Motu Maeva
Un portrait de Sonja, aventurière du XXème siècle, habitante d'une île qu'elle a elle-même façonnée : Motu Maeva.
Motu Maeva commence par une série de plans sur la végétation foisonnante et humide d’un jardin. Nous voici invité·es à prendre le temps et à respirer, dans ce lieu étrange et verdoyant tenant du symbolique. Est-ce un havre de paix ou sommes-nous passé·es de l’autre côté du miroir, dans le territoire brumeux des rêves ? Au cœur de cette jungle, émerge une figure presque mythologique : Sonja André, dame d’un certain âge, très vive et volubile.

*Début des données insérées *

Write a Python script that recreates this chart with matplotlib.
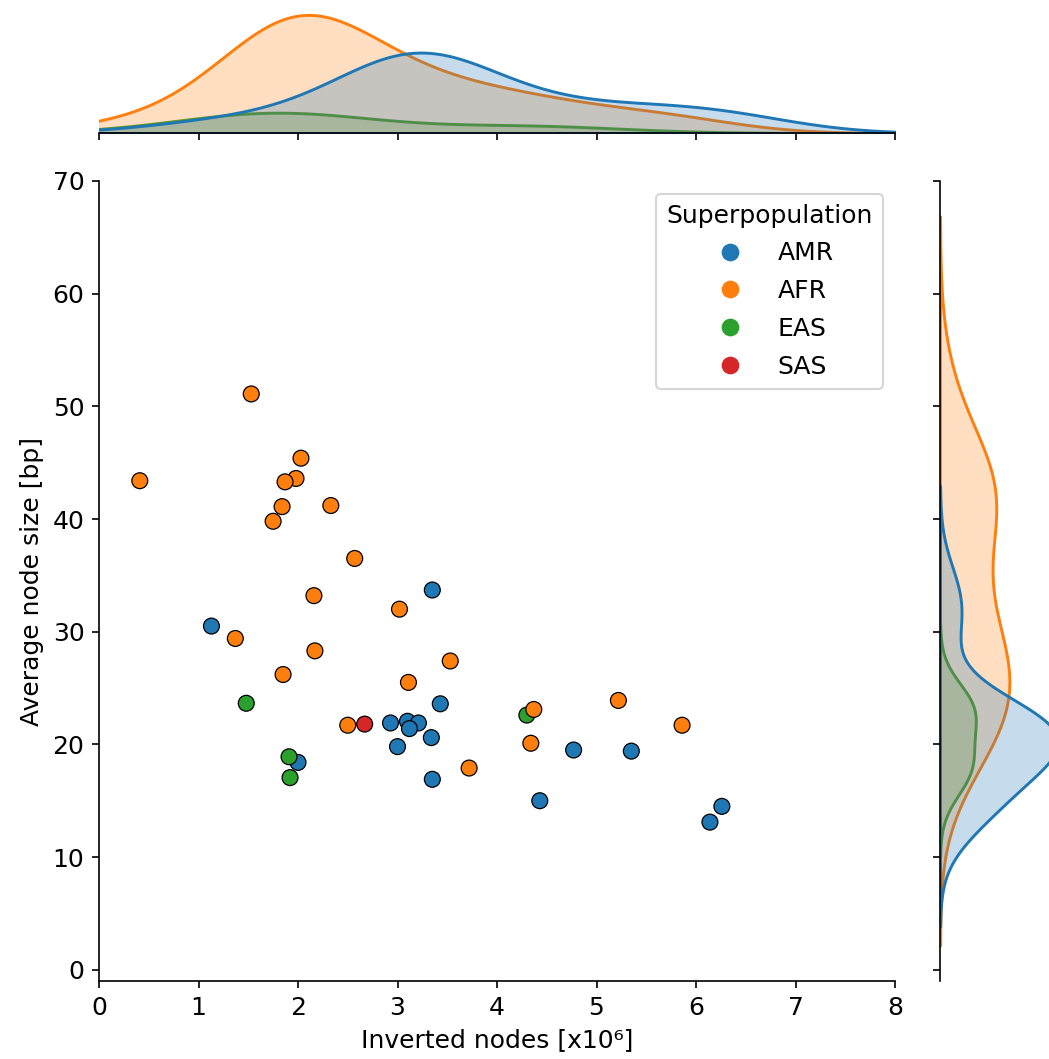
import pandas as pd
import matplotlib.pyplot as plt
import seaborn as sns
from matplotlib.lines import Line2D

plt.rcParams['font.size'] = 12

# Inverted nodes (x10^6) and average node size (bp) per sample, by superpopulation
amr_x = [1.13, 2.00, 3.35, 3.43, 2.93, 3.10, 3.21, 3.34, 3.00, 3.35, 4.77, 5.35, 4.43, 6.26, 6.14, 3.12]
amr_y = [30.5, 18.4, 33.7, 23.6, 21.9, 22.05, 21.9, 20.6, 19.8, 16.9, 19.5, 19.4, 15.0, 14.5, 13.1, 21.4]

eas_x = [1.48, 1.91, 1.92, 4.30]
eas_y = [23.65, 18.9, 17.05, 22.6]

afr_x = [0.41, 1.53, 2.03, 1.98, 1.87, 1.84, 2.33, 1.75, 2.57, 2.16, 1.37,
         2.17, 1.85, 2.50, 3.02, 3.53, 3.11, 3.72, 4.37, 4.34, 5.22, 5.86]
afr_y = [43.4, 51.1, 45.4, 43.6, 43.3, 41.1, 41.2, 39.8, 36.5, 33.2, 29.4,
         28.3, 26.2, 21.7, 32.0, 27.4, 25.5, 17.9, 23.1, 20.1, 23.9, 21.7]

sas_x = [2.67]
sas_y = [21.8]

groups = ['AMR', 'AFR', 'EAS', 'SAS']
colors = ['#1f77b4', '#ff7f0e', '#2ca02c', '#d62728']

df = pd.concat([
    pd.DataFrame({'x': amr_x, 'y': amr_y, 'Superpopulation': 'AMR'}),
    pd.DataFrame({'x': eas_x, 'y': eas_y, 'Superpopulation': 'EAS'}),
    pd.DataFrame({'x': afr_x, 'y': afr_y, 'Superpopulation': 'AFR'}),
    pd.DataFrame({'x': sas_x, 'y': sas_y, 'Superpopulation': 'SAS'}),
], ignore_index=True)

g = sns.jointplot(data=df, x='x', y='y', hue='Superpopulation',
                  hue_order=groups, palette=colors, height=7,
                  joint_kws=dict(s=58, edgecolor='black', linewidth=0.6, legend=False),
                  marginal_kws=dict(linewidth=1.4))

fig = g.figure
fig.set_size_inches(1049 / 150, 1059 / 150)
W, H = 1049, 1059
g.ax_joint.set_position([99 / W, (H - 981) / H, 796 / W, 800 / H])
g.ax_marg_x.set_position([99 / W, (H - 133) / H, 796 / W, 124 / H])
g.ax_marg_y.set_position([940 / W, (H - 981) / H, 124 / W, 800 / H])

ax = g.ax_joint
ax.set_xlim(0, 8)
ax.set_ylim(-1, 70)
ax.set_xticks(range(0, 9))
ax.set_yticks(range(0, 71, 10))
ax.set_xlabel('Inverted nodes [x10⁶]', fontsize=12)
ax.set_ylabel('Average node size [bp]', fontsize=12)
ax.tick_params(labelsize=12)

handles = [Line2D([], [], marker='o', linestyle='', markersize=8.5,
                  markerfacecolor=c, markeredgewidth=0) for c in colors]
ax.legend(handles, groups, title='Superpopulation', loc='upper right',
          fontsize=12, title_fontsize=12, handlelength=2.0, handletextpad=0.9,
          labelspacing=0.55)

fig.savefig('out.png', dpi=150)
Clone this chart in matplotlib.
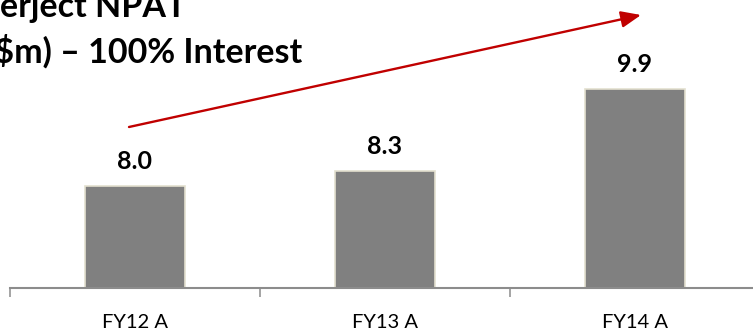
import matplotlib
matplotlib.use("Agg")
import matplotlib.pyplot as plt
from matplotlib.ticker import FixedLocator

plt.rcParams['font.family'] = ['Lato', 'DejaVu Sans']

categories = ["FY12 A", "FY13 A", "FY14 A"]
npat = [8.0, 8.3, 9.9]
value_labels = ["8.0", "8.3", "9.9"]

W, H, DPI = 753, 333, 100
fig = plt.figure(figsize=(W / DPI, H / DPI), dpi=DPI)

# axes: baseline at 288 px from top, x spans 10..760 px
base_px = 288
px_per_unit = 51.0
y_min = 6.0
ax = fig.add_axes([10 / W, (H - base_px) / H, 750 / W, base_px / H])
ax.set_xlim(-0.5, 2.5)
ax.set_ylim(y_min, y_min + base_px / px_per_unit)

x = list(range(len(categories)))
ax.bar(x, npat, width=0.4, bottom=0, color="#808080",
       edgecolor="#E3E0CF", linewidth=1.2, zorder=2)

for xi, v, lab in zip(x, npat, value_labels):
    ax.annotate(lab, (xi, v), xytext=(0, 12), textcoords="offset points",
                ha="center", va="baseline", fontsize=18, fontweight="bold",
                color="black")

for s in ["top", "left", "right"]:
    ax.spines[s].set_visible(False)
ax.spines["bottom"].set_color("#8C8C8C")
ax.spines["bottom"].set_linewidth(1.5)
ax.set_yticks([])
ax.set_xticks(x)
ax.set_xticklabels(categories, fontsize=14.5)
ax.tick_params(axis="x", which="major", length=0, pad=18.5)
ax.xaxis.set_minor_locator(FixedLocator([-0.5, 0.5, 1.5, 2.5]))
ax.tick_params(axis="x", which="minor", length=6.5, width=1.1,
               color="#8C8C8C", direction="out")

# growth arrow
ax.annotate("", xy=(641, H - 15), xycoords="figure pixels",
            xytext=(129, H - 127), textcoords="figure pixels",
            arrowprops=dict(arrowstyle="-|>,head_length=1.2,head_width=0.5",
                            mutation_scale=10, color="#C00000", lw=1.7,
                            shrinkA=0, shrinkB=0))

fig.text(0.5 / W, 1 - 17 / H, "erject NPAT", ha="left", va="baseline",
         fontsize=24.5, fontweight="bold", color="black")
fig.text(302 / W, 1 - 63 / H, "($m) – 100% Interest", ha="right",
         va="baseline", fontsize=24.5, fontweight="bold", color="black")

fig.savefig("out.png", dpi=DPI)
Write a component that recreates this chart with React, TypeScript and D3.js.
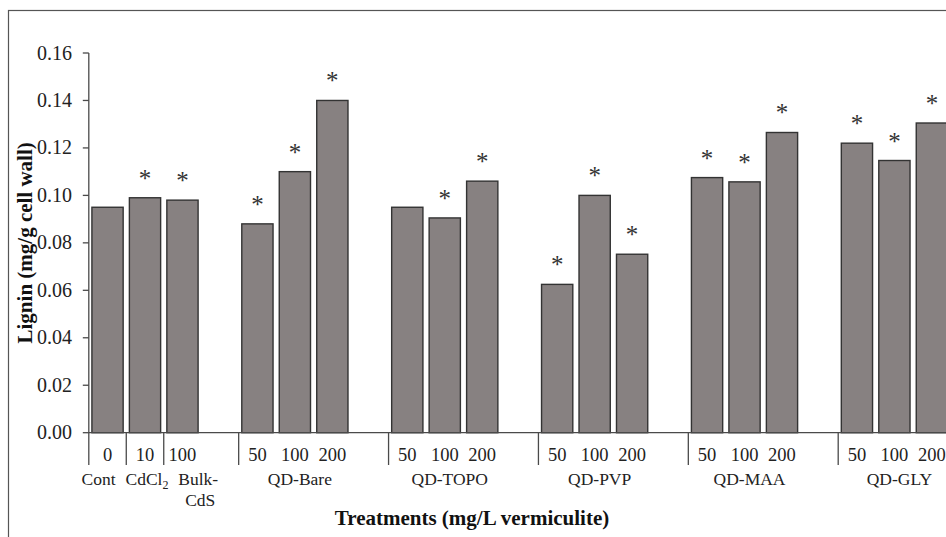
import React from "react";
import * as d3 from "d3";

const groups = ["Cont", "CdCl2", "Bulk-CdS", "QD-Bare", "QD-TOPO", "QD-PVP", "QD-MAA", "QD-GLY"];
const barGroup = [0, 1, 2, 3, 3, 3, 4, 4, 4, 5, 5, 5, 6, 6, 6, 7, 7, 7];
const doses = ["0", "10", "100", "50", "100", "200", "50", "100", "200", "50", "100", "200", "50", "100", "200", "50", "100", "200"];
const lignin = [0.095, 0.099, 0.098, 0.088, 0.11, 0.14, 0.095, 0.0905, 0.106, 0.0625, 0.1, 0.0752, 0.1075, 0.1057, 0.1265, 0.122, 0.1147, 0.1305];
const significant = [false, true, true, true, true, true, false, true, true, true, true, true, true, true, true, true, true, true];
const yTicks = [0, 0.02, 0.04, 0.06, 0.08, 0.1, 0.12, 0.14, 0.16];

const W = 946;
const H = 537;
const X0 = 88.8;
const SLOT = 37.47;

export default function App() {
  // slot assignment: a blank slot after each group from Bulk-CdS onward
  const slotOf: number[] = [];
  const groupStart: number[] = [];
  let s = 0;
  barGroup.forEach((g, i) => {
    if (i > 0 && g !== barGroup[i - 1]) {
      if (barGroup[i - 1] >= 2) s += 1;
    }
    if (groupStart[g] === undefined) groupStart[g] = s;
    slotOf.push(s);
    s += 1;
  });
  const nSlots = s;
  const slots = d3.range(nSlots).map(String);
  const pad = 0.166;
  const x = d3
    .scaleBand<string>()
    .domain(slots)
    .range([X0, X0 + nSlots * SLOT])
    .paddingInner(pad)
    .paddingOuter(pad / 2);
  const y = d3.scaleLinear().domain([0, 0.16]).range([432.7, 53]);
  const fmt = d3.format(".2f");
  const slotCenter = (k: number) => X0 + (k + 0.5) * SLOT;
  const slotLeft = (k: number) => X0 + k * SLOT;

  const groupLabelX = (g: number) => {
    const idx = barGroup.map((bg, i) => (bg === g ? i : -1)).filter((i) => i >= 0);
    const mid = slotOf[idx[Math.floor(idx.length / 2)]];
    if (g === 0) return slotCenter(mid) - 9;
    if (g === 1) return slotCenter(mid) + 2;
    if (g === 2) return slotLeft(mid + 1) - 1;
    return slotCenter(mid) + 5;
  };

  const serif = "'Liberation Serif', 'Times New Roman', serif";
  const axisColor = "#4a4a4a";

  return (
    <svg
      width={W}
      height={H}
      style={{ position: "absolute", left: 0, top: 0, background: "#fff" }}
      fontFamily={serif}
    >
      <rect x={0} y={0} width={W} height={H} fill="#fff" />
      <rect x={8.5} y={10.5} width={1200} height={800} fill="none" stroke="#555" strokeWidth={1.2} />

      {/* bars */}
      {lignin.map((v, i) => (
        <rect
          key={"b" + i}
          x={x(String(slotOf[i]))}
          y={y(v)}
          width={x.bandwidth()}
          height={y(0) - y(v)}
          fill="#878181"
          stroke="#333"
          strokeWidth={1.4}
        />
      ))}

      {/* asterisks */}
      {lignin.map((v, i) =>
        significant[i] ? (
          <text
            key={"s" + i}
            x={(x(String(slotOf[i])) as number) + x.bandwidth() / 2}
            y={y(v) - 11}
            textAnchor="middle"
            fontSize={25}
            fill="#333"
          >
            *
          </text>
        ) : null
      )}

      {/* y axis */}
      <line x1={X0} x2={X0} y1={y(0.16)} y2={465} stroke={axisColor} strokeWidth={1.3} />
      {yTicks.map((t) => (
        <g key={"t" + t}>
          <line x1={X0 - 6} x2={X0} y1={y(t)} y2={y(t)} stroke={axisColor} strokeWidth={1.3} />
          <text x={72} y={y(t) + 6.5} textAnchor="end" fontSize={20} fill="#222">
            {fmt(t)}
          </text>
        </g>
      ))}

      {/* x axis */}
      <line x1={X0} x2={X0 + nSlots * SLOT} y1={y(0)} y2={y(0)} stroke={axisColor} strokeWidth={1.3} />
      {groupStart.map((k, g) =>
        g === 0 ? null : (
          <line
            key={"sep" + g}
            x1={slotLeft(k)}
            x2={slotLeft(k)}
            y1={y(0)}
            y2={465}
            stroke={axisColor}
            strokeWidth={1.3}
          />
        )
      )}
      {doses.map((d, i) => (
        <text key={"d" + i} x={slotCenter(slotOf[i])} y={461} textAnchor="middle" fontSize={18.5} fill="#222">
          {d}
        </text>
      ))}
      {groups.map((g, gi) => {
        const gx = groupLabelX(gi);
        if (g === "CdCl2") {
          return (
            <text key={"g" + gi} x={gx} y={485} textAnchor="middle" fontSize={17.5} fill="#222">
              CdCl
              <tspan fontSize={12} dy={4}>
                2
              </tspan>
            </text>
          );
        }
        if (g === "Bulk-CdS") {
          return (
            <text key={"g" + gi} x={gx} y={485} textAnchor="middle" fontSize={17.5} fill="#222">
              <tspan x={gx - 2}>Bulk-</tspan>
              <tspan x={gx} dy={21}>
                CdS
              </tspan>
            </text>
          );
        }
        return (
          <text key={"g" + gi} x={gx} y={485} textAnchor="middle" fontSize={17.5} fill="#222">
            {g}
          </text>
        );
      })}

      {/* axis titles */}
      <text x={472} y={525} textAnchor="middle" fontSize={21} fontWeight="bold" fill="#111">
        Treatments (mg/L vermiculite)
      </text>
      <text
        transform={`translate(32,${(y(0) + y(0.16)) / 2}) rotate(-90)`}
        textAnchor="middle"
        fontSize={21}
        fontWeight="bold"
        fill="#111"
      >
        Lignin (mg/g cell wall)
      </text>
    </svg>
  );
}
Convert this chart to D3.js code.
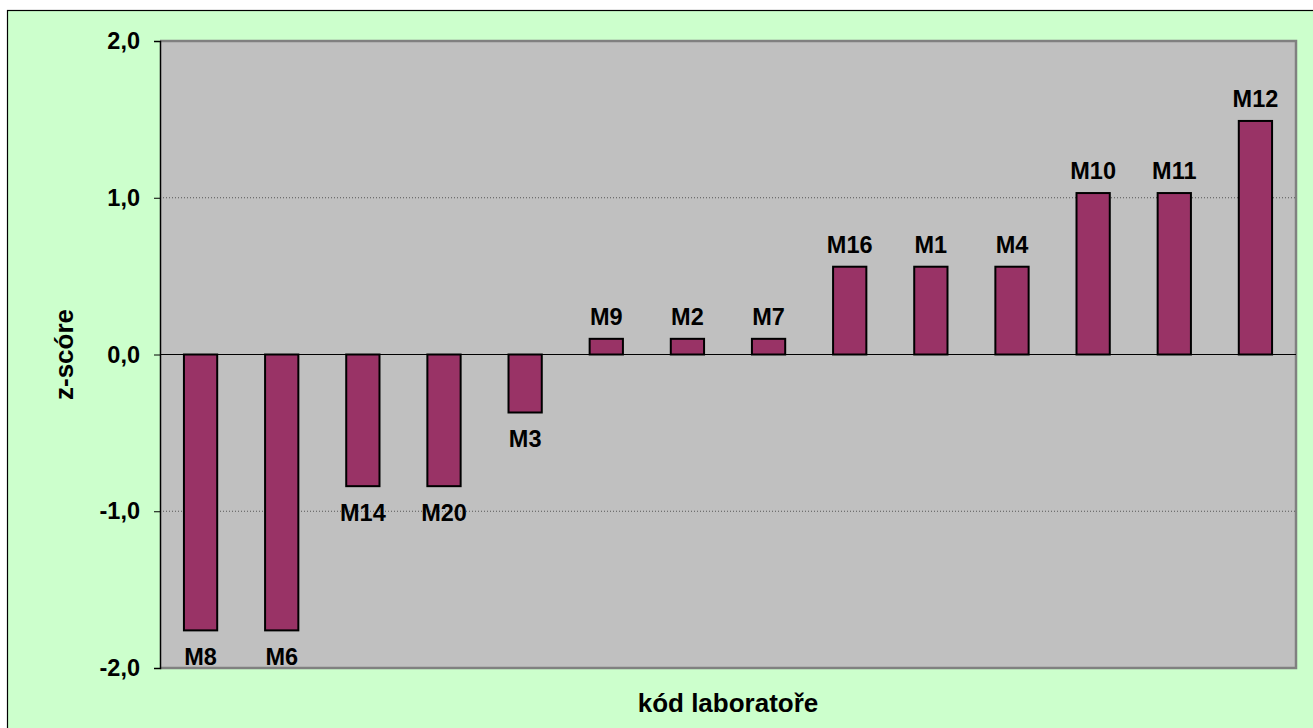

Elle commence à raconter son histoire, qui paraît imaginaire jusqu’à ce que des images surgissent, archives de sa jeunesse, donnant corps à ses souvenirs.
Son récit s’articule autour du bonheur de ses voyages à Tahiti, au Tchad et à travers le monde en compagnie de son mari, Michel, envoyé ici ou là pour le travail. Ces temps de rencontres et de plaisirs sont opposés aux blessures de l’enfance et à la relation entretenue avec sa mère, évoquées à plusieurs reprises mais toujours laissées dans un voile de mystère. La narration, ni linéaire ni explicative, invite à s’abandonner à cette matière flottante faite d’images, de mots, de sons et de silences, où le sens se tisse plus qu’il ne s’impose et dont il faut démêler les fils.
Maureen Fazendeiro, réalisatrice travaillant entre Paris et Lisbonne, a agencé à la colleuse les fragments en Super 8 de l’existence de Sonja : elle a découpé et assemblé la pellicule, réinventant son passé sur la table de montage. Son geste cinématographique épouse ainsi le fonctionnement associatif et imparfait de la pensée et des souvenirs. Quelles traces une vie laisse-t-elle ? Quelques images, quelques objets et quelques mots, que la cinéaste nous fait parvenir comme s’ils étaient issus d’un trésor enfoui ou d’un monde oublié.